Here’s an impractical solution to the decline in baseball’s popularity, headlined Baseball is Dying. Government Should Take It Over. From NYTimes.com:
Opening day of the Major League Baseball season, which falls on Thursday after being delayed for a week by a labor dispute, is as good an occasion as any for fans of the game to come to terms with certain hard facts. I am talking, of course, about the inevitable future in which professional baseball is nationalized and put under the authority of some large federal entity — the Library of Congress, perhaps, or more romantically, the National Park Service.
Like the Delta blues or Yellowstone National Park, baseball is as indelibly American as it is painfully uncommercial. Left to fend for itself, the game will eventually disappear.

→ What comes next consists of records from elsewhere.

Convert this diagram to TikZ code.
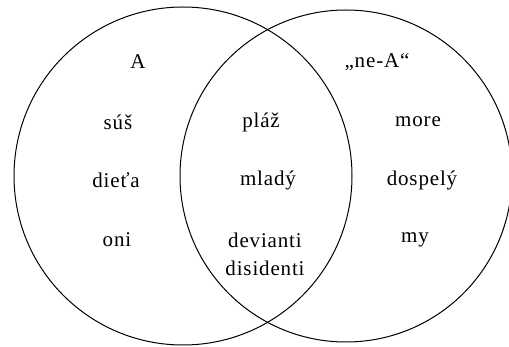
\documentclass[tikz,border=0pt]{standalone}
\usepackage{fontspec}
\setmainfont{Liberation Serif}[LetterSpace=4]
\tikzset{
  word/.style={anchor=center, inner sep=0pt, align=center,
    font=\fontsize{21}{28}\selectfont},
  ring/.style={draw=black, line width=1pt}
}
\begin{document}
\begin{tikzpicture}[x=1pt,y=-1pt]
	\useasboundingbox (0,0) rectangle (509,347);
	\clip (0,0) rectangle (509,347);
	\draw[ring] (183,176) circle[radius=169];
	\draw[ring] (346,176) circle[radius=166];
	\node[word] (setA)    at (138,62)  {A};
	\node[word] (setNonA) at (377,62)  {„ne-A“};
	\node[word] (sus)     at (118,122) {súš};
	\node[word] (plaz)    at (261,122) {pláž};
	\node[word] (more)    at (418,122) {more};
	\node[word] (dieta)   at (116,180) {dieťa};
	\node[word] (mlady)   at (268,180) {mladý};
	\node[word] (dospely) at (422,180) {dospelý};
	\node[word] (oni)     at (117,240) {oni};
	\node[word] (dev)     at (265,254) {devianti\\disidenti};
	\node[word] (my)      at (415,240) {my};
\end{tikzpicture}
\end{document}
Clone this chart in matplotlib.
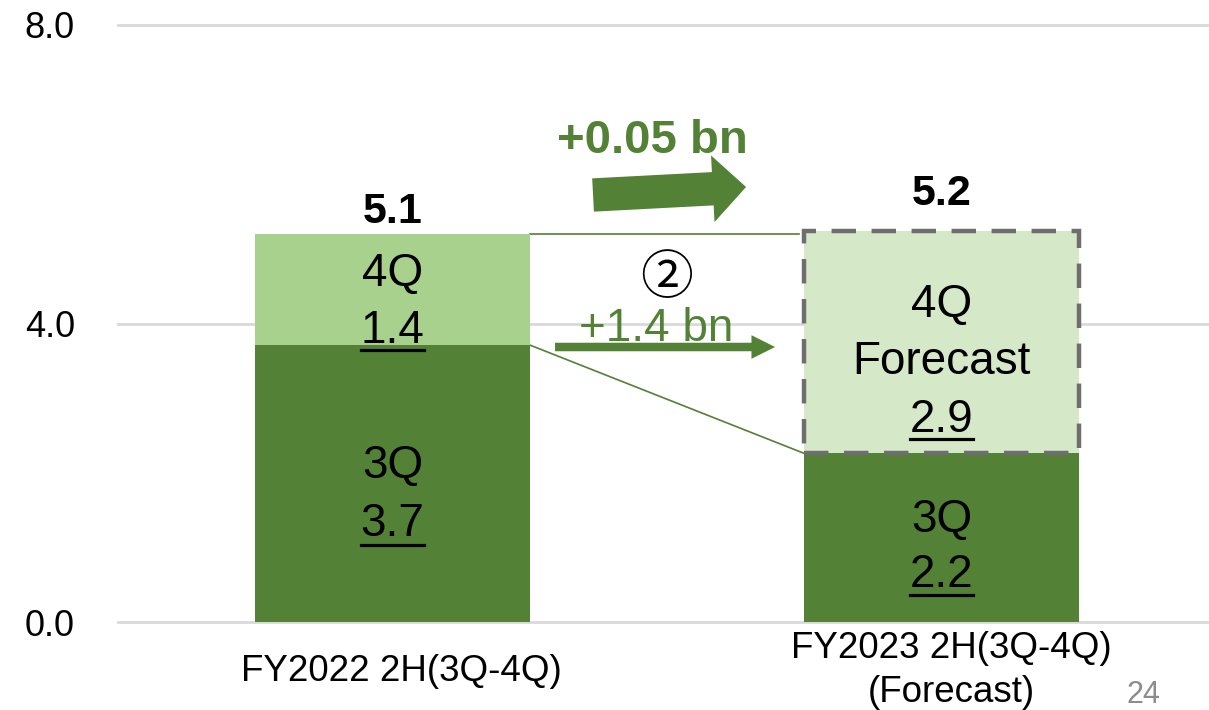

Attendance at games has declined steadily since 2008 and viewership figures are almost hilariously bleak. An ordinary national prime-time M.L.B. broadcast, such as ESPN’s “Sunday Night Baseball,” attracts some 1.5 million pairs of eyes each week, which is to say, roughly the number that are likely to be watching a heavily censored version of “Goodfellas” on a basic cable movie channel in the same time slot.
Even the World Series attracts smaller audiences than the average “Thursday Night Football” broadcast, the dregs of the National Football League’s weekly schedule. In 1975, the World Series had an average of 36 million viewers per game; in 2021, it barely attracted 12 million per game.
In the typical fashion of municipal government, El Paso got it backward.
We let the baseball team take over the government.
I suspect that baseball could attact more attendees if they stopped overpaying players so much, and if they charged reasonable fees for attendance and concessions.
Government baseball. What could go wrong? It kind of is that now what with all the tax breaks, monopoly protection and subsidies that pro sports receive.